> **Stated goal**
Using the listing below, copy exactly the lines from the one containing "Reproduce this chart with matplotlib." to the one containing "W, H = 547, 426", both lines included, and no others.

## start

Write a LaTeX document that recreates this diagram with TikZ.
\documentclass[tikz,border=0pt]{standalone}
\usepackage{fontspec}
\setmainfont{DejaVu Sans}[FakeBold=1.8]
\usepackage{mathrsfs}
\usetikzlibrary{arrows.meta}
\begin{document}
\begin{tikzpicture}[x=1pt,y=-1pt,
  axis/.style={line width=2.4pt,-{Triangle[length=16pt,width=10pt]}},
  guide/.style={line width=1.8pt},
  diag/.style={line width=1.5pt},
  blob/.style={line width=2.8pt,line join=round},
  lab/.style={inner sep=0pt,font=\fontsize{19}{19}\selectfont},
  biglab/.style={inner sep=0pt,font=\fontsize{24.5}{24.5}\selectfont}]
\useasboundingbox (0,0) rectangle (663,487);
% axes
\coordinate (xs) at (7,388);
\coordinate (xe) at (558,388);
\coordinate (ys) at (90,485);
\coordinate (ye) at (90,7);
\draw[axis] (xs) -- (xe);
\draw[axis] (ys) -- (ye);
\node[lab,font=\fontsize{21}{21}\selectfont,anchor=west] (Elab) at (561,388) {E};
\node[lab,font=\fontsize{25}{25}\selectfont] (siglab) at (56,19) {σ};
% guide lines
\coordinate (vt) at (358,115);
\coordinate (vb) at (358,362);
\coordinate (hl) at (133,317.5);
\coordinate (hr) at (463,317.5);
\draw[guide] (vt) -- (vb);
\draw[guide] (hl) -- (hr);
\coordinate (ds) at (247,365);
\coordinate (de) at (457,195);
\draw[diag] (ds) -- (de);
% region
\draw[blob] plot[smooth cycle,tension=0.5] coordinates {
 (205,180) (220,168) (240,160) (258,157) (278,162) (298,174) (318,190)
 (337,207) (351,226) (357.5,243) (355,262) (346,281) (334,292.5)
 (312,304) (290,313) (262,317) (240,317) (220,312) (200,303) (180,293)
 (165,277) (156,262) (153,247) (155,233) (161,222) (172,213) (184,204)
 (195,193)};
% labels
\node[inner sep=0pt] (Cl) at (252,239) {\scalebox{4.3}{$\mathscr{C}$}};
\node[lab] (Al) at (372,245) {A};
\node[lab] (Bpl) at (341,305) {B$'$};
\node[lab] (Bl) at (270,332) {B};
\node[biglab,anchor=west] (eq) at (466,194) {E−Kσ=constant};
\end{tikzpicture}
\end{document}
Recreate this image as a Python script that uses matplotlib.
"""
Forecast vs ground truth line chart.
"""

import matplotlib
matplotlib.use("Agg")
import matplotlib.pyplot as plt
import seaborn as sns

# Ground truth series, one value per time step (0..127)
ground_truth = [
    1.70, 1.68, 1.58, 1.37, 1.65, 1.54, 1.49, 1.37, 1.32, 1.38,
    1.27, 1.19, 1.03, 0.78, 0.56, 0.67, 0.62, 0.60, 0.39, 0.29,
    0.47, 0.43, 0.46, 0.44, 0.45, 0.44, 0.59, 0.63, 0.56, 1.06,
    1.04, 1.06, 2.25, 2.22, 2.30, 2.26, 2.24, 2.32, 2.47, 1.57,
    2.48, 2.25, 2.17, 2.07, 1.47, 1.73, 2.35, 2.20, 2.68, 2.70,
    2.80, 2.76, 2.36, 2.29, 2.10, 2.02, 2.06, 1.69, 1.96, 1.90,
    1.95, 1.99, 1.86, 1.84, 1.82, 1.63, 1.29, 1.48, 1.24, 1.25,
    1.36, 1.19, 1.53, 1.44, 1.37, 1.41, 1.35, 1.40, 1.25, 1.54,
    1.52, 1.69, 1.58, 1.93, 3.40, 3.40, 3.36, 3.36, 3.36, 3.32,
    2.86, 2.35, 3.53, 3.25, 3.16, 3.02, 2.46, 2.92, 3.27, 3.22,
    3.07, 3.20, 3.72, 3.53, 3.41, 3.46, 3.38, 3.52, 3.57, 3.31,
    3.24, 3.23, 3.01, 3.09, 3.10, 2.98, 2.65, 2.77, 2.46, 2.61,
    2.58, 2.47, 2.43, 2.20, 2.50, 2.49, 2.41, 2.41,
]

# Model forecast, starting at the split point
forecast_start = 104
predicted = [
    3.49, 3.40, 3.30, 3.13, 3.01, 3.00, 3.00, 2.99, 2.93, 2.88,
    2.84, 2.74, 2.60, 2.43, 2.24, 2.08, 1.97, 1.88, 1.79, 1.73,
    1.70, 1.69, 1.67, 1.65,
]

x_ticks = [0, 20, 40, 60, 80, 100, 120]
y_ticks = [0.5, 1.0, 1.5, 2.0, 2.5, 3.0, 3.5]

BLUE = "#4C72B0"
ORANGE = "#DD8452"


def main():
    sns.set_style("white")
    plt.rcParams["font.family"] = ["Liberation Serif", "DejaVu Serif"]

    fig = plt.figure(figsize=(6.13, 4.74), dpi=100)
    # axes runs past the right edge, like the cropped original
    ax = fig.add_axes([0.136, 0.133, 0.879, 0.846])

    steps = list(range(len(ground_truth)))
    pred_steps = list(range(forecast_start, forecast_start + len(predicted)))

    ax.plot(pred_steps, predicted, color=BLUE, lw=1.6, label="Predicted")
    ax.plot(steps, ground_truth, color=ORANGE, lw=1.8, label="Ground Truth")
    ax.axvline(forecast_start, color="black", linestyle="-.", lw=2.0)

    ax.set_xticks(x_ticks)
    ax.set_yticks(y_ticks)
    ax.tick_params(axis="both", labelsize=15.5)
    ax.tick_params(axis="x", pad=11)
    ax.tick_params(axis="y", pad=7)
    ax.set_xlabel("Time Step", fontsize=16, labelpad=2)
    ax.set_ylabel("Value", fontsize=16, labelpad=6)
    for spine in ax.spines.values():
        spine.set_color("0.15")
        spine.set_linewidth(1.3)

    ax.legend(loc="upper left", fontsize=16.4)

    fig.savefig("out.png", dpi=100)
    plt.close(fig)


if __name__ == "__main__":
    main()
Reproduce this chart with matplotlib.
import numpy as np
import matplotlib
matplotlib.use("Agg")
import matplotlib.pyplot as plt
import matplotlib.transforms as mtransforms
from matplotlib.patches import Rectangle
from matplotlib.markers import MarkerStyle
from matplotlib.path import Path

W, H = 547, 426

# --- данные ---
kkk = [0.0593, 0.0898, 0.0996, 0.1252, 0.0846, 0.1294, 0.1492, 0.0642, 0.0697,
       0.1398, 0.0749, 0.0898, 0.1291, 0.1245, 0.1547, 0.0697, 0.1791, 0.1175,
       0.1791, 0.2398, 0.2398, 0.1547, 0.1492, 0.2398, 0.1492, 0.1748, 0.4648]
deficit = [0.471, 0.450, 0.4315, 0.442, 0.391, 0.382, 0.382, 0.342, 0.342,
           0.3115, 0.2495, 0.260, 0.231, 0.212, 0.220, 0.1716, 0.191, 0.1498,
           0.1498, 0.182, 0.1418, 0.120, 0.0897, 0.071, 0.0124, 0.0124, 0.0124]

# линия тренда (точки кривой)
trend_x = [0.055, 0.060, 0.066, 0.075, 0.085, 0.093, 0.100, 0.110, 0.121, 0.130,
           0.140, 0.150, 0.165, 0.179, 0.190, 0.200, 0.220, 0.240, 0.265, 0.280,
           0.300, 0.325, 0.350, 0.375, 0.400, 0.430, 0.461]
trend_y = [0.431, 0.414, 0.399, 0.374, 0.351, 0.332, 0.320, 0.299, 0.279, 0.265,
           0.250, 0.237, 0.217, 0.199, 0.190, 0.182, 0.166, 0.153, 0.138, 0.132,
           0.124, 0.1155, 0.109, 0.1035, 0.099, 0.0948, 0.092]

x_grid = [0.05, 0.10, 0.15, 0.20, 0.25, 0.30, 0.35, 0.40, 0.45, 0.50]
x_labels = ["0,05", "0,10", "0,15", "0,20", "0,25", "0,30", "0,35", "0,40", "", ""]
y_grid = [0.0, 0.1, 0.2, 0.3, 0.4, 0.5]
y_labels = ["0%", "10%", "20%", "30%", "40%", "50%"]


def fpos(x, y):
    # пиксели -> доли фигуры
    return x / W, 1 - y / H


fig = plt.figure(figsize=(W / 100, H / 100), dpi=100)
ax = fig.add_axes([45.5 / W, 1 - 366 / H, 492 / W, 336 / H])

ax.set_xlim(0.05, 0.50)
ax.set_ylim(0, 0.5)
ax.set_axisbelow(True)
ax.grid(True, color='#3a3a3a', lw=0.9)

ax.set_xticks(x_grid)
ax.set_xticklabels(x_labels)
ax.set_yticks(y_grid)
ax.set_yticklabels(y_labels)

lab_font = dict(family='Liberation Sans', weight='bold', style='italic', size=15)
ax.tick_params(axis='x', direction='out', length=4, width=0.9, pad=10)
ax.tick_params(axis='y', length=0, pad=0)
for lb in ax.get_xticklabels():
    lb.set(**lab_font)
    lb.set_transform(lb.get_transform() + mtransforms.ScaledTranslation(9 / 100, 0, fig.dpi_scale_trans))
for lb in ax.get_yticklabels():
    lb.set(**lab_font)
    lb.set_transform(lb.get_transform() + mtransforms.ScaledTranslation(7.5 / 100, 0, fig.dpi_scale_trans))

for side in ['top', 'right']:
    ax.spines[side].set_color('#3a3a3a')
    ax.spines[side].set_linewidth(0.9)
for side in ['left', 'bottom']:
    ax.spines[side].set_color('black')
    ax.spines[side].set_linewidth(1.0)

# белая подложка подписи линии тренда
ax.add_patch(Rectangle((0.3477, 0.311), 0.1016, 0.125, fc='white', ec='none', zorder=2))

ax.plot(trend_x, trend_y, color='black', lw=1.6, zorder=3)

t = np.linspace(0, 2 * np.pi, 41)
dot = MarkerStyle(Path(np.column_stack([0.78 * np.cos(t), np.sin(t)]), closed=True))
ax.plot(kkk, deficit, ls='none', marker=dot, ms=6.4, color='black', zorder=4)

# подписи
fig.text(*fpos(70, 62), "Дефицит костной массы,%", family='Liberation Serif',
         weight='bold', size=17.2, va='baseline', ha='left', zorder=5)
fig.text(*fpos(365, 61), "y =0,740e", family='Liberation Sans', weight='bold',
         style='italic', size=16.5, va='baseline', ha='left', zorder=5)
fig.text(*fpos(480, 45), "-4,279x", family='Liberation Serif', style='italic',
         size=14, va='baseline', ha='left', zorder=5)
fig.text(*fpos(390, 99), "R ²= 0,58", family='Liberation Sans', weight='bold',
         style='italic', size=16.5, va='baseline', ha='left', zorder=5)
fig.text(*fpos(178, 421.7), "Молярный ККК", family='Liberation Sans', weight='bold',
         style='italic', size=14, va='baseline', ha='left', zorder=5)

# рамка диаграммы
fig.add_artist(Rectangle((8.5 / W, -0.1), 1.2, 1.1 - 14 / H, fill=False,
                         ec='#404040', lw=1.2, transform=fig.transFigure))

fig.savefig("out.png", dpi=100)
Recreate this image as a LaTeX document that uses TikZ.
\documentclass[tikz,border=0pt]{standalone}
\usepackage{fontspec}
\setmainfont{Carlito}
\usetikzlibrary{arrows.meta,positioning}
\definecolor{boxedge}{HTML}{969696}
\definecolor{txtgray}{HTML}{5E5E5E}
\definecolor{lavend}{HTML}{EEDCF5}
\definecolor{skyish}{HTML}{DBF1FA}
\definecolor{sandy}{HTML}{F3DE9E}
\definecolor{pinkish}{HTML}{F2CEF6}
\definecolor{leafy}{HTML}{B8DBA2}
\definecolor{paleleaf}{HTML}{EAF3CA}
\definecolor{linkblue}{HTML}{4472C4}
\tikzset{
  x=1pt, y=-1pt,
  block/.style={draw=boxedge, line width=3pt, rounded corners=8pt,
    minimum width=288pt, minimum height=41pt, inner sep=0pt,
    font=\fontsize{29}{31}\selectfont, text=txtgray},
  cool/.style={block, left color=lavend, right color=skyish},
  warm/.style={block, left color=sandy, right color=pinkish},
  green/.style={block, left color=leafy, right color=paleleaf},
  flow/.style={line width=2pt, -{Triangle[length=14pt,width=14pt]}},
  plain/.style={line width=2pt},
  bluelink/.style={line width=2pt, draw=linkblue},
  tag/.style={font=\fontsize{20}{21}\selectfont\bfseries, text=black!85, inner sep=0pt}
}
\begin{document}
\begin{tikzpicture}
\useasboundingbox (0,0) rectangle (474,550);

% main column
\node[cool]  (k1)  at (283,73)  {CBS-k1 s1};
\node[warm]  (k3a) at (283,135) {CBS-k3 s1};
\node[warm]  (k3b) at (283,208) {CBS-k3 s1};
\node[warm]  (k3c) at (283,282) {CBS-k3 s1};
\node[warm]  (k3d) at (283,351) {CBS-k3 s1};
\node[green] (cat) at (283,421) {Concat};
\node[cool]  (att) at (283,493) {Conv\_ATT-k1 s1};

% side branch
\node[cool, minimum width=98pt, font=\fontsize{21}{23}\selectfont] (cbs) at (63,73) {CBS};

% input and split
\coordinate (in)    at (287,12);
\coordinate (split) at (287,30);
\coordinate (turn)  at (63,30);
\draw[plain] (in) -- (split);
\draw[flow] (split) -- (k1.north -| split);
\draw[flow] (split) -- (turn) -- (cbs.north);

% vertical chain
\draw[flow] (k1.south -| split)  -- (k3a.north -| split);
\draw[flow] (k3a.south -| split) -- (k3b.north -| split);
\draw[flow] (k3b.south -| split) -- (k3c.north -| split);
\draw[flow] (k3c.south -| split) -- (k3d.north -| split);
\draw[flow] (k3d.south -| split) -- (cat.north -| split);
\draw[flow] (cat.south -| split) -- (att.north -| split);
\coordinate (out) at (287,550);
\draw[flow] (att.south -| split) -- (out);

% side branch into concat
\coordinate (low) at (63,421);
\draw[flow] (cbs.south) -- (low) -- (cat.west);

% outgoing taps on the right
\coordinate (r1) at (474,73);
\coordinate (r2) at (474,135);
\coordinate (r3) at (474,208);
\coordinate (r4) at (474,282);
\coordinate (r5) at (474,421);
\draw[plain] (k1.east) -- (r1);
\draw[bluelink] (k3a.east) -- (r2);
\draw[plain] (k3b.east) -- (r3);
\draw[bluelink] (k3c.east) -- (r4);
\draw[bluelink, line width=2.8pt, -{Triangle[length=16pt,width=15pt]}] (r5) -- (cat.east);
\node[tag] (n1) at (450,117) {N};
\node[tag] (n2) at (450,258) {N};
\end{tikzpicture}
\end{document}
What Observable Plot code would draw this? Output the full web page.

## end

> **Result of this task**
Reproduce this chart with matplotlib.
import numpy as np
import matplotlib
matplotlib.use("Agg")
import matplotlib.pyplot as plt
import matplotlib.transforms as mtransforms
from matplotlib.patches import Rectangle
from matplotlib.markers import MarkerStyle
from matplotlib.path import Path

W, H = 547, 426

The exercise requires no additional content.